* **Work to be completed**: Search the listing below for "this". Copy each matching line.

* **Records to process**:
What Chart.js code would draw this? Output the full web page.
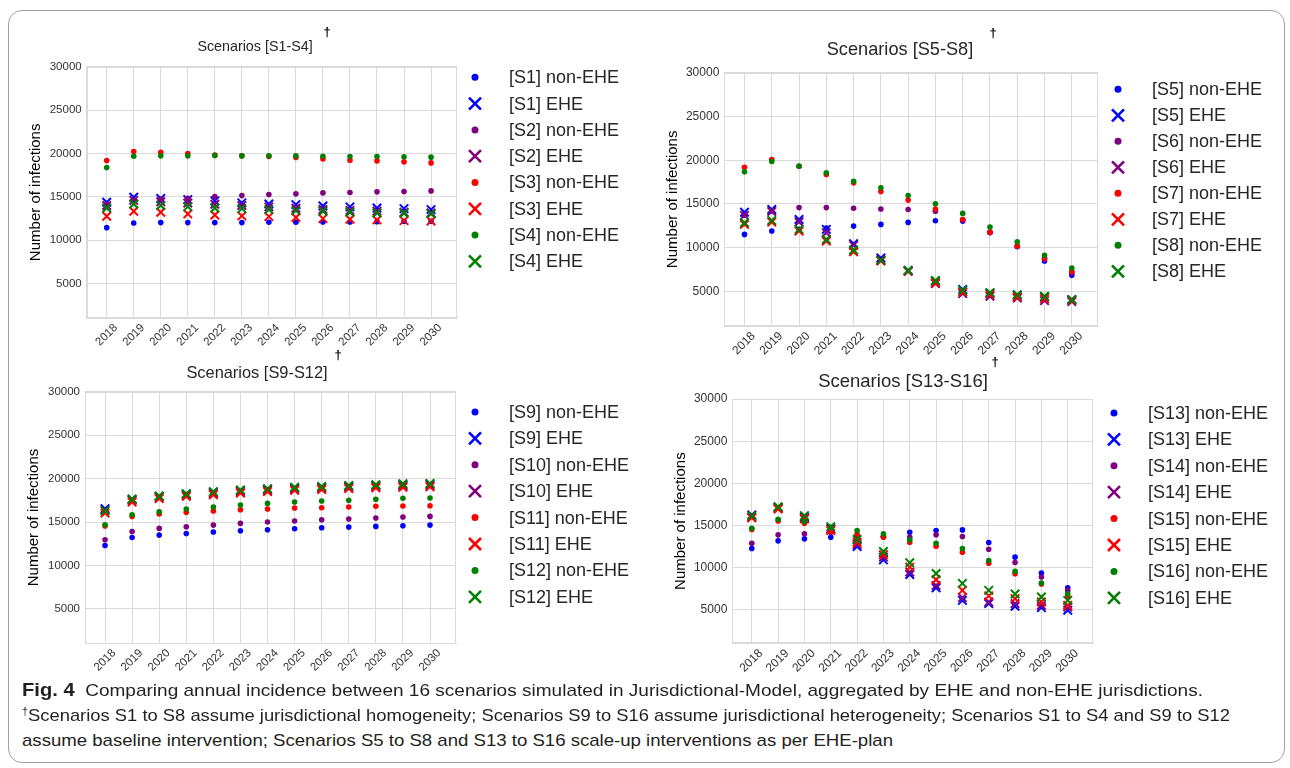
--
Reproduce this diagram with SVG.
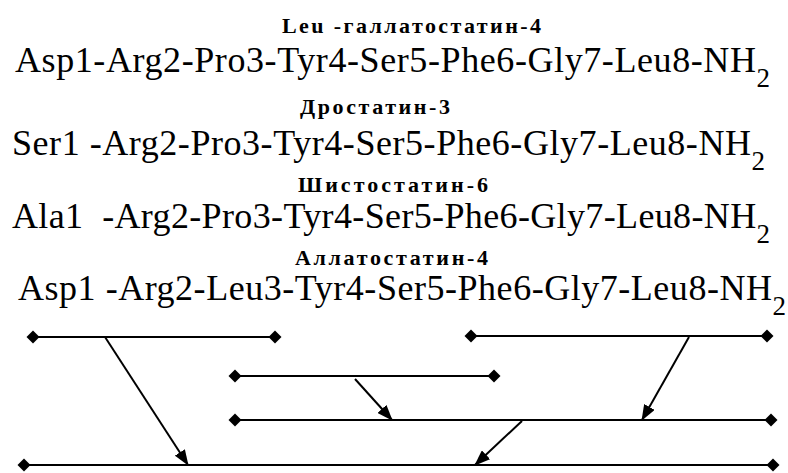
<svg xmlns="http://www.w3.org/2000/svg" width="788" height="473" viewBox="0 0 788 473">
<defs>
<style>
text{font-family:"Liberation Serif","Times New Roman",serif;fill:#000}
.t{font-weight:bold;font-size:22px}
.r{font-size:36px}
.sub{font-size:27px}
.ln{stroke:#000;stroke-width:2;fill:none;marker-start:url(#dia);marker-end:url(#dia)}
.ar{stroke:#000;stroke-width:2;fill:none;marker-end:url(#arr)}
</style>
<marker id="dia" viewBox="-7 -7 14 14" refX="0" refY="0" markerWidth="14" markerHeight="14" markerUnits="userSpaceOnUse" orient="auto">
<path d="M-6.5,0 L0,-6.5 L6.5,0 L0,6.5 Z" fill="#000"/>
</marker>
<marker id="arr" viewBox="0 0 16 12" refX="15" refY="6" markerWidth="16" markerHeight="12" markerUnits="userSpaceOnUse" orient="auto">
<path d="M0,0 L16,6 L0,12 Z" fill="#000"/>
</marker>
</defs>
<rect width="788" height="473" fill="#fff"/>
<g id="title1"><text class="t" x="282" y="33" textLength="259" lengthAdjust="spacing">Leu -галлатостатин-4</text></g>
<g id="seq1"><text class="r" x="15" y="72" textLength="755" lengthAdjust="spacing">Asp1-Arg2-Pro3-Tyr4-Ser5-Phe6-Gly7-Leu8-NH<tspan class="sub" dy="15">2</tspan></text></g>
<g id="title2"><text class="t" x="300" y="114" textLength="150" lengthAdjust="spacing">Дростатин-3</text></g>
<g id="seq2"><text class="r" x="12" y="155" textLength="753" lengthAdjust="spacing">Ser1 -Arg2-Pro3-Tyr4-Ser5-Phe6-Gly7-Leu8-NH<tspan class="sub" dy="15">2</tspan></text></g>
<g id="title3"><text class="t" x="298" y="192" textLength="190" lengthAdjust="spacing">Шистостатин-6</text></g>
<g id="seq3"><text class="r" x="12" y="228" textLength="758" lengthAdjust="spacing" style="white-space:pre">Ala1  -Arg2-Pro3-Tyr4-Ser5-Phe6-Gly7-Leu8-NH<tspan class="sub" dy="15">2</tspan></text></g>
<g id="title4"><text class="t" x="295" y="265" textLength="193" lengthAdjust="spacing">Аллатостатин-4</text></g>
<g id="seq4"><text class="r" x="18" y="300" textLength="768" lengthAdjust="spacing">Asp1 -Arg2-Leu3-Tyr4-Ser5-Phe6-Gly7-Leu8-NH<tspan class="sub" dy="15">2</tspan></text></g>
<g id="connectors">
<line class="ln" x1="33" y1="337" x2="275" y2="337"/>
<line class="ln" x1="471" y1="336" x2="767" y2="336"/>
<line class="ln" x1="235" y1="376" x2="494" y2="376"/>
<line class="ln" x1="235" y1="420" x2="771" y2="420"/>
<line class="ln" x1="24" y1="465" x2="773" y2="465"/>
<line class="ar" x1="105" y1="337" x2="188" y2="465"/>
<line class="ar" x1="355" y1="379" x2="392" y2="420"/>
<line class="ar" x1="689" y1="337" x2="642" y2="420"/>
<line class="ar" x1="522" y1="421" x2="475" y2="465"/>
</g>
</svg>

* **Finished exercise**:
What Chart.js code would draw this? Output the full web page.
Reproduce this diagram with SVG.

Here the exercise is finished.